Soft electrothermal actuators have been of particular interest to researchers in soft mechatronic/robotic systems due to their large deformation, lightweight, and low power actuation. Closed-loop control of soft actuators is critical for high-precision applications, due to the nonlinear relationship between actuation voltage and output bending motion. In this article, a resistive self-sensing approach was developed for the soft electrothermal actuator, which enables the closed-loop control of the actuator without external sensors. The self-sensing of the actuator's deformation is achieved by measuring the resistance change of the embedded microfilament heater of the soft electrothermal actuator. When the bimorph electrothermal actuator deflects under the temperature change, its deflection can be detected by the temperature-incurred resistance change of the embedded heater. A closed-loop controller was designed using the self-sensed deflection signal.

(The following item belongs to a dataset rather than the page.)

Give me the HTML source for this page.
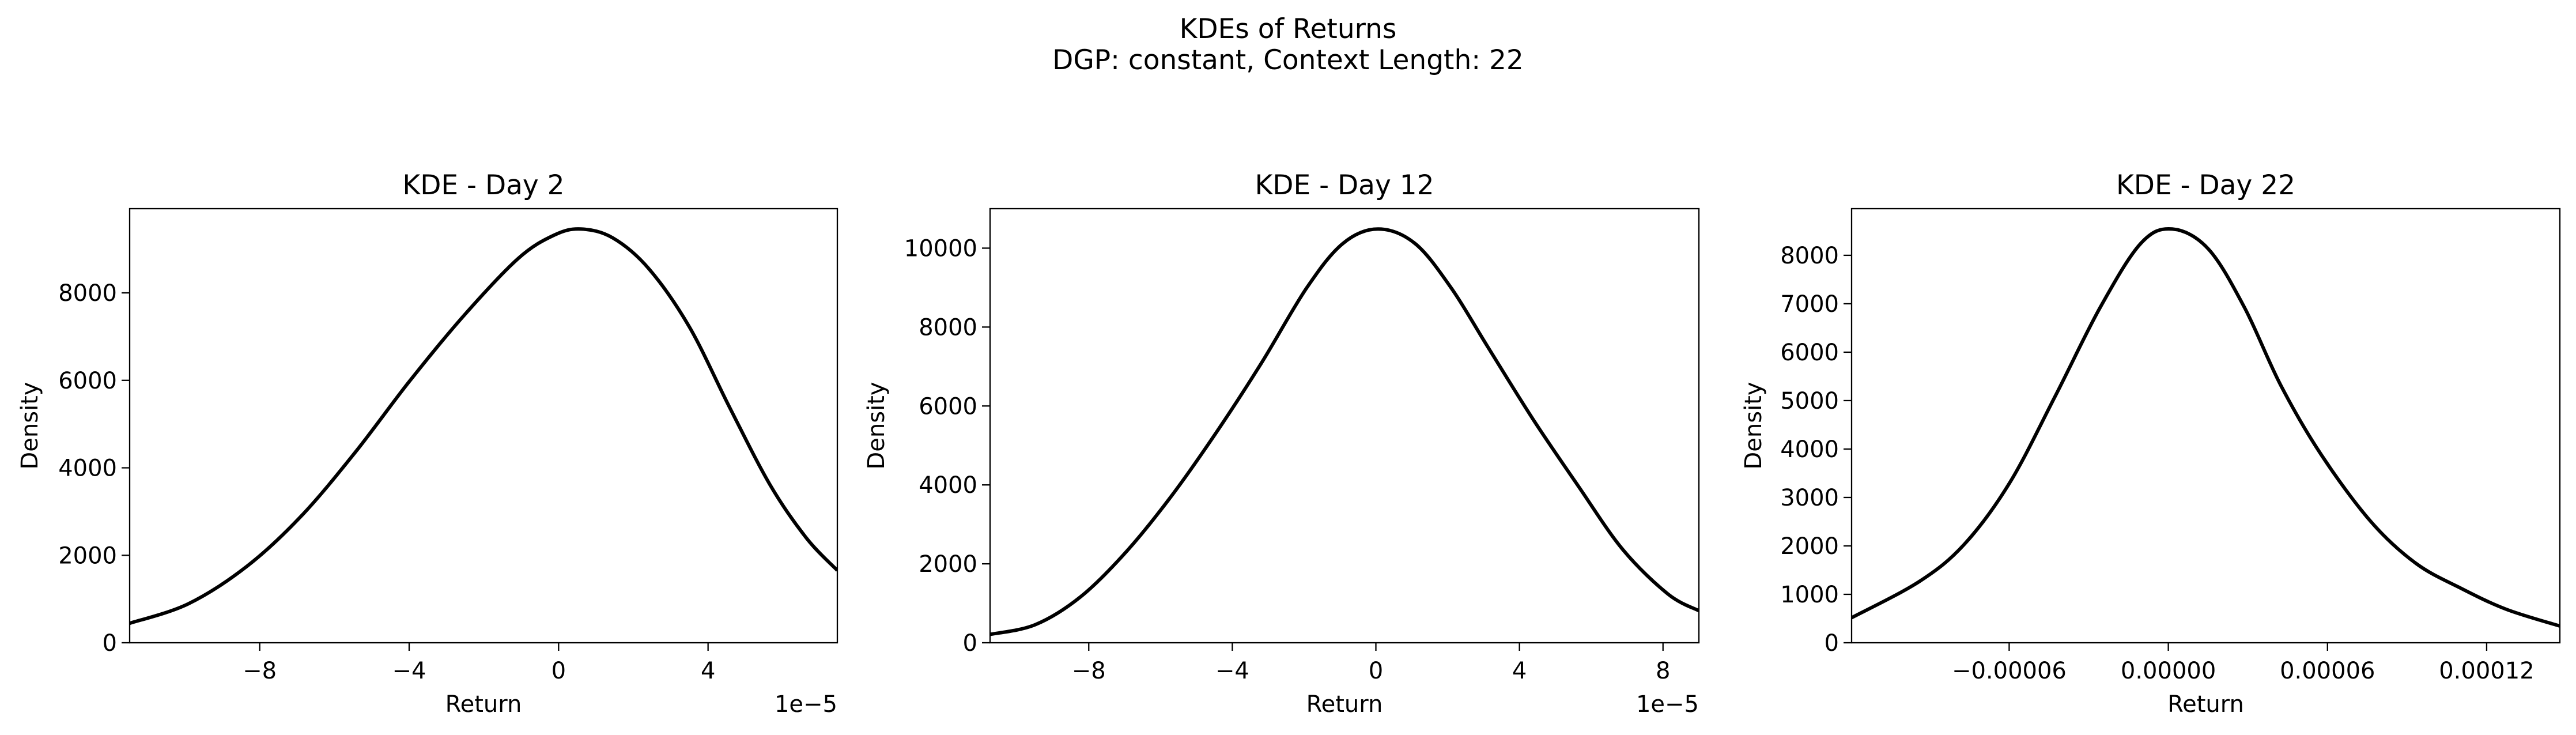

To handle the different responses of the actuator in the heating and cooling stages, a switching proportional-integral-derivative control algorithm was designed. Specifically, two sets of control parameters were tuned and used for the heating and cooling stages, respectively. The performance of the designed control algorithm was evaluated for step response, tracking of complex wave signals, and disturbance rejection. Compared with the open-loop operation, the closed-loop controlled actuator demonstrated a much more rapid and accurate response (the rising time and settling time were reduced over 80%) and excellent tracking and disturbance rejection capabilities.